Now with the sponges intact I whipped up buttercream and re-masked the cake in the matching pastel watercolour theme and placed it carefully back on the beheaded tiers and this is where I started feeling the relief...it started looking like it could actually be salvaged.
I made a glossy ganache (I have a tub of Callebaut Belgian chocolate chips at home to sprinkle into my porridge, I’m extra like that) and went about doing ma decorating repair magic and....oh my geez I think I fishin' saved it!
But now we’ve got to drive this thing all the way to Syon Park, and with our hearts in our mouths (me and hubby that is, X-ray was finding all this rather amusing) we made it. And it freakin’ looks amazing.

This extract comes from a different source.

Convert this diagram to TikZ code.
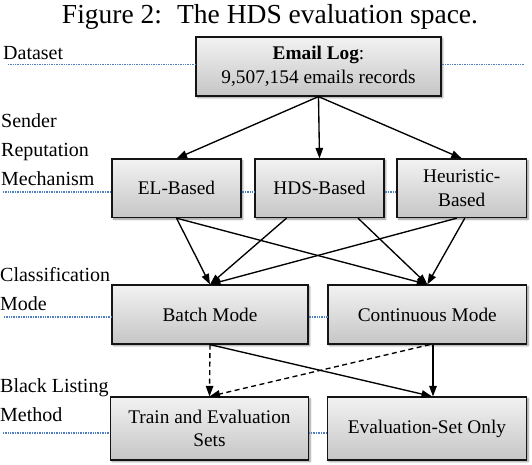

I cried once I stood back from the cake. Big sloppy tears falling on to X-ray's little head. I’m so so so wrecked as the adrenaline that fuelled me through it all has now poured out of all my piping bags and left me deflated from the day's drama. And of course, the general sleep deprivation. I'm not sure if it was the yoga that's really helped me keep a calm-ish composure through it all but I don't think I would've reacted quite the same way say 3 or 4 week ago.
I shared my disastrous cake wreck situation on Instagram stories throughout the day and received at least a hundred messages of support and lots of lovely kind words - I'm so touched. I know this is so unprofesh, a "proper" business would probably never share such a disaster or play it out the way I did over social media but it really did shake me and having received so many messages from fellow bakers who have had to deal with similar situations, any bakers' worst nightmare, I felt it was only natural to share the lows and how we dig ourselves out of it.
Sharan, if you're reading this...I'm so sorry, this is why the cake was half an hour late. I hope you understand and love the cake as much as I do and Virat, Pirthepal and Paul have a great time tonight!